Width: 49 3/16 in. (125 cm)
Length: 93 1/2 in. (237.5 cm)
Purchase, Amati Gifts, in memory of Frederick P. Rose, 2001
Not on view
Conrad Graf (1782-1851), maker of this six and one-half octave piano, was one of the most important fortepiano makers in Vienna between 1822-42. In 1824 Graf was appointed Austrian court keyboard instrument maker and in 1835 received a gold medal at the Austrian Industrial Products Exhibition. Composers such as Beethoven, Czerny, Schubert, Schumann, Kalkbrenner, Mendelssohn, Chopin, Liszt, and Brahms, as well as the Empress of Russia, the Queen of Saxony, and the Archduke and Archduchess of Austria owned Graf pianos.
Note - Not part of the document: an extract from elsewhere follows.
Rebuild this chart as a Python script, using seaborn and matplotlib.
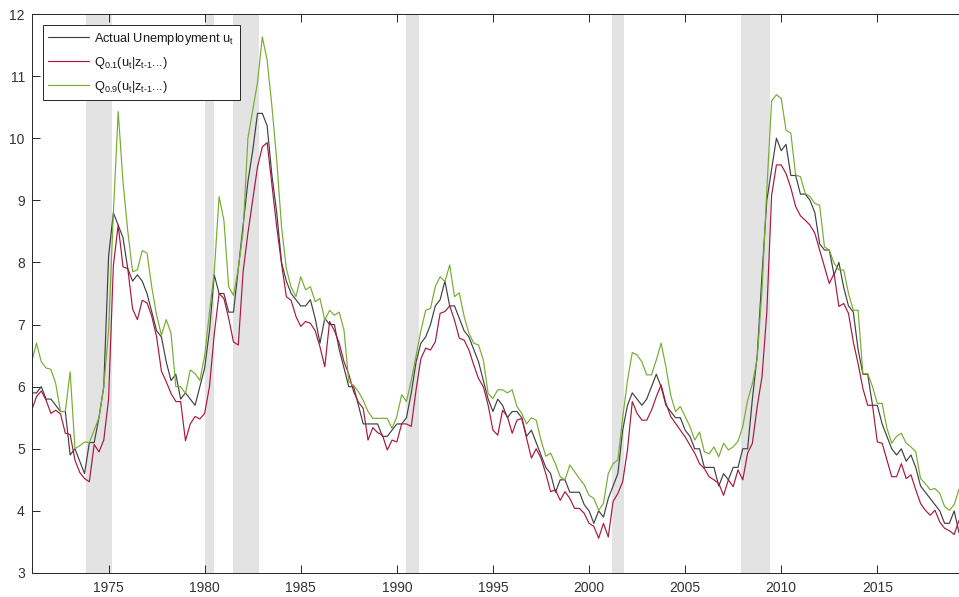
import numpy as np
import pandas as pd
import matplotlib
matplotlib.use("Agg")
import matplotlib.pyplot as plt
import seaborn as sns

# ---------------- data (quarterly, starting 1971 Q1) ----------------
start_year = 1971

actual = [
    5.9, 5.9, 6.0, 5.8,   5.8, 5.7, 5.6, 5.6,   4.9, 5.0, 4.8, 4.6,   5.1, 5.1, 5.5, 6.0,
    8.1, 8.8, 8.6, 8.4,   7.9, 7.7, 7.8, 7.7,   7.5, 7.2, 6.9, 6.8,   6.4, 6.1, 6.2, 5.8,
    5.9, 5.8, 5.7, 6.0,   6.3, 6.9, 7.8, 7.5,   7.5, 7.2, 7.2, 7.9,   8.6, 9.3, 9.8, 10.4,
    10.4, 10.2, 9.4, 8.8, 8.0, 7.7, 7.5, 7.4,   7.3, 7.3, 7.4, 7.1,   6.7, 7.1, 7.0, 7.0,
    6.6, 6.3, 6.0, 6.0,   5.7, 5.4, 5.4, 5.4,   5.4, 5.2, 5.2, 5.3,   5.4, 5.4, 5.5, 5.9,
    6.4, 6.7, 6.8, 7.0,   7.3, 7.4, 7.7, 7.3,   7.3, 7.1, 6.9, 6.8,   6.6, 6.4, 6.1, 5.8,
    5.6, 5.8, 5.7, 5.5,   5.6, 5.6, 5.5, 5.2,   5.3, 5.1, 4.9, 4.7,   4.6, 4.3, 4.5, 4.5,
    4.3, 4.3, 4.3, 4.1,   4.0, 3.8, 4.0, 3.9,   4.2, 4.4, 4.6, 5.3,   5.7, 5.9, 5.8, 5.7,
    5.8, 6.0, 6.2, 6.0,   5.7, 5.6, 5.5, 5.5,   5.3, 5.2, 5.0, 5.0,   4.7, 4.7, 4.7, 4.4,
    4.6, 4.5, 4.7, 4.7,   5.0, 5.0, 5.8, 6.5,   7.8, 9.0, 9.5, 10.0,  9.8, 9.9, 9.4, 9.4,
    9.1, 9.1, 9.0, 8.8,   8.3, 8.2, 8.2, 7.8,   8.0, 7.6, 7.3, 7.2,   6.6, 6.2, 6.2, 5.7,
    5.7, 5.4, 5.2, 5.0,   4.9, 5.0, 4.8, 4.9,   4.7, 4.4, 4.3, 4.2,   4.1, 4.0, 3.8, 3.8,
    4.0, 3.65,
]

q10 = [
    5.62, 5.84, 5.93, 5.78,  5.57, 5.62, 5.56, 5.25,  5.23, 4.82, 4.62, 4.52,  4.47, 5.07, 4.95, 5.14,
    5.80, 7.95, 8.60, 7.93,  7.90, 7.25, 7.08, 7.39,  7.35, 7.13, 6.80, 6.25,  6.08, 5.89, 5.76, 5.76,
    5.13, 5.40, 5.52, 5.48,  5.57, 6.00, 6.85, 7.50,  7.42, 7.10, 6.72, 6.67,  7.85, 8.47, 9.00, 9.54,
    9.86, 9.93, 9.25, 8.57,  7.98, 7.45, 7.39, 7.13,  6.97, 7.05, 7.02, 6.90,  6.64, 6.32, 7.05, 6.90,
    6.70, 6.40, 6.20, 5.92,  5.75, 5.65, 5.14, 5.34,  5.26, 5.22, 4.98, 5.14,  5.11, 5.40, 5.40, 5.36,
    5.95, 6.45, 6.62, 6.59,  6.72, 7.18, 7.21, 7.30,  7.07, 6.78, 6.75, 6.59,  6.35, 6.13, 6.00, 5.70,
    5.30, 5.22, 5.62, 5.52,  5.25, 5.46, 5.49, 5.17,  4.85, 5.00, 4.85, 4.60,  4.31, 4.34, 4.17, 4.31,
    4.20, 4.04, 4.04, 3.96,  3.80, 3.75, 3.56, 3.80,  3.58, 4.15, 4.28, 4.47,  4.98, 5.76, 5.57, 5.46,
    5.46, 5.62, 5.84, 6.03,  5.73, 5.52, 5.41, 5.30,  5.19, 5.06, 4.93, 4.76,  4.68, 4.55, 4.50, 4.44,
    4.25, 4.50, 4.39, 4.66,  4.50, 4.93, 5.09, 5.68,  6.16, 7.20, 9.08, 9.57,  9.57, 9.43, 9.20, 8.90,
    8.75, 8.68, 8.60, 8.47,  8.20, 7.93, 7.66, 7.82,  7.29, 7.34, 7.18, 6.72,  6.37, 5.97, 5.70, 5.70,
    5.11, 5.09, 4.82, 4.55,  4.55, 4.76, 4.52, 4.58,  4.34, 4.12, 4.01, 3.93,  4.01, 3.82, 3.72, 3.68,
    3.62, 3.85,
]

q90 = [
    6.40, 6.70, 6.40, 6.30,  6.28, 6.05, 5.60, 5.60,  6.24, 5.00, 5.05, 5.11,  5.10, 5.30, 5.50, 6.00,
    6.90, 8.80, 10.43, 9.30, 8.50, 7.85, 7.88, 8.19,  8.15, 7.60, 7.15, 6.83,  7.08, 6.86, 6.00, 6.00,
    5.89, 6.27, 6.21, 6.10,  6.50, 7.20, 7.85, 9.06,  8.68, 7.61, 7.47, 7.90,  8.50, 10.00, 10.45, 10.90,
    11.63, 11.26, 10.51, 9.65, 8.57, 7.90, 7.60, 7.45, 7.77, 7.56, 7.61, 7.37, 7.42, 7.07, 7.23, 7.15,
    7.20, 6.91, 6.08, 6.02,  5.92, 5.78, 5.60, 5.49,  5.49, 5.49, 5.49, 5.33,  5.52, 5.87, 5.76, 6.10,
    6.50, 6.90, 7.23, 7.26,  7.61, 7.77, 7.69, 7.96,  7.45, 7.51, 7.13, 6.86,  6.70, 6.67, 6.43, 5.89,
    5.81, 5.95, 5.95, 5.90,  5.95, 5.68, 5.57, 5.40,  5.50, 5.46, 5.14, 4.88,  4.93, 4.76, 4.55, 4.50,
    4.74, 4.63, 4.52, 4.42,  4.25, 4.20, 4.01, 4.12,  4.60, 4.76, 4.82, 5.50,  6.10, 6.55, 6.51, 6.40,
    6.19, 6.19, 6.43, 6.70,  6.32, 5.86, 5.60, 5.68,  5.52, 5.36, 5.14, 5.27,  4.95, 4.92, 5.03, 4.87,
    5.09, 4.98, 5.03, 5.12,  5.36, 5.78, 6.05, 6.45,  7.56, 9.17, 10.60, 10.70, 10.64, 10.13, 10.08, 9.41,
    9.38, 9.11, 9.06, 8.95,  8.92, 8.25, 8.20, 7.99,  7.88, 7.88, 7.50, 7.23,  7.23, 6.21, 6.21, 6.00,
    5.73, 5.73, 5.33, 5.09,  5.20, 5.25, 5.09, 5.03,  4.95, 4.52, 4.44, 4.34,  4.36, 4.28, 4.07, 4.01,
    4.10, 4.35,
]

recession_start = [1973.83, 1980.00, 1981.50, 1990.50, 2001.17, 2007.92]
recession_end = [1975.17, 1980.50, 1982.83, 1991.17, 2001.83, 2009.42]

series_labels = [
    r"Actual Unemployment u$_\mathregular{t}$",
    "Q$_\\mathregular{0.1}$(u$_\\mathregular{t}$|z$_\\mathregular{t\u20101}$...)",
    "Q$_\\mathregular{0.9}$(u$_\\mathregular{t}$|z$_\\mathregular{t\u20101}$...)",
]
x_ticks = [1975, 1980, 1985, 1990, 1995, 2000, 2005, 2010, 2015]
y_ticks = [3, 4, 5, 6, 7, 8, 9, 10, 11, 12]

# ---------------- build table ----------------
n = len(actual)
time = start_year + np.arange(n) / 4.0
df = pd.DataFrame({"time": time, "actual": actual, "q10": q10, "q90": q90})

# ---------------- styling ----------------
sns.set_theme(style="white")
plt.rcParams["font.family"] = ["Liberation Sans", "DejaVu Sans"]
plt.rcParams["mathtext.fontset"] = "custom"
plt.rcParams["mathtext.rm"] = "Liberation Sans"
plt.rcParams["mathtext.it"] = "Liberation Sans"

W, H = 959, 597
fig = plt.figure(figsize=(W / 100, H / 100), dpi=100)
left_px, right_px, top_px, bottom_px = 31.7, 959.0, 14.0, 573.0
ax = fig.add_axes([left_px / W, 1 - bottom_px / H,
                   (right_px - left_px) / W, (bottom_px - top_px) / H])

for a, b in zip(recession_start, recession_end):
    ax.axvspan(a, b, color="#e3e3e3", lw=0, zorder=0)

sns.lineplot(data=df, x="time", y="actual", ax=ax, color="#404040",
             linewidth=0.85, label=series_labels[0], estimator=None, sort=False)
sns.lineplot(data=df, x="time", y="q10", ax=ax, color="#A8173F",
             linewidth=0.85, label=series_labels[1], estimator=None, sort=False)
sns.lineplot(data=df, x="time", y="q90", ax=ax, color="#77AC30",
             linewidth=0.85, label=series_labels[2], estimator=None, sort=False)

ax.set_xlim(start_year, time[-1])
ax.set_ylim(3, 12)
ax.set_xticks(x_ticks)
ax.set_yticks(y_ticks)
ax.set_xlabel("")
ax.set_ylabel("")

axis_col = "#262626"
for side in ["left", "top", "bottom"]:
    ax.spines[side].set_visible(True)
    ax.spines[side].set_color(axis_col)
    ax.spines[side].set_linewidth(0.7)
ax.spines["right"].set_visible(False)

ax.tick_params(axis="x", which="major", direction="in", length=5.5, width=0.7,
               colors=axis_col, labelsize=10, pad=6, top=True, bottom=True)
ax.tick_params(axis="y", which="major", direction="in", length=5.5, width=0.7,
               colors=axis_col, labelsize=10, pad=5, left=True, right=False)
for lab in ax.get_xticklabels() + ax.get_yticklabels():
    lab.set_color("#333333")

leg = ax.legend(loc="upper left",
                bbox_to_anchor=((42.7 - left_px) / (right_px - left_px),
                                (bottom_px - 25.0) / (bottom_px - top_px)),
                borderaxespad=0, fontsize=9.2, frameon=True, fancybox=False,
                handlelength=3.2, handletextpad=0.4, labelspacing=0.62,
                borderpad=0.45)
leg.get_frame().set_edgecolor(axis_col)
leg.get_frame().set_linewidth(0.7)
leg.get_frame().set_facecolor("white")
leg.get_frame().set_alpha(1.0)
for t in leg.get_texts():
    t.set_color("#1a1a1a")

fig.savefig("out.png", dpi=100)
This instrument was probably made the year before Robert Schumann's Graf piano, a period that includes many of the greatest works of the piano repertoire.
The walnut-veneered, oak case is constructed almost entirely of wood (there is no metal frame, as in the modern piano). The four pedals control the dampers (allowing tones to be sustained or silenced), two moderators to change the timbre, and a una corda (soft pedal).
Signature: (on soundboard, printed and signed label) "Goldene Medaille/FERDINAND I. KAISER VON OESTERREICH/Conrad Graf/in Wien/Fortepiano/No. 2564. Conrad Graf mp." on yoke (maker's brand): 564/WERK/DES/CONR:GRAF/IN WIEN"
Inscription: nameplate: "CONRAD GRAF/kaiserl : kön : hof-fortepianomacher/WIEN/nächst der Carls-Kirche im Mondschein No. 102."
"Recent Acquisitions: A Selection 2000-2001." The Metropolitan Museum of Art Bulletin (2001), pg. 37, ill.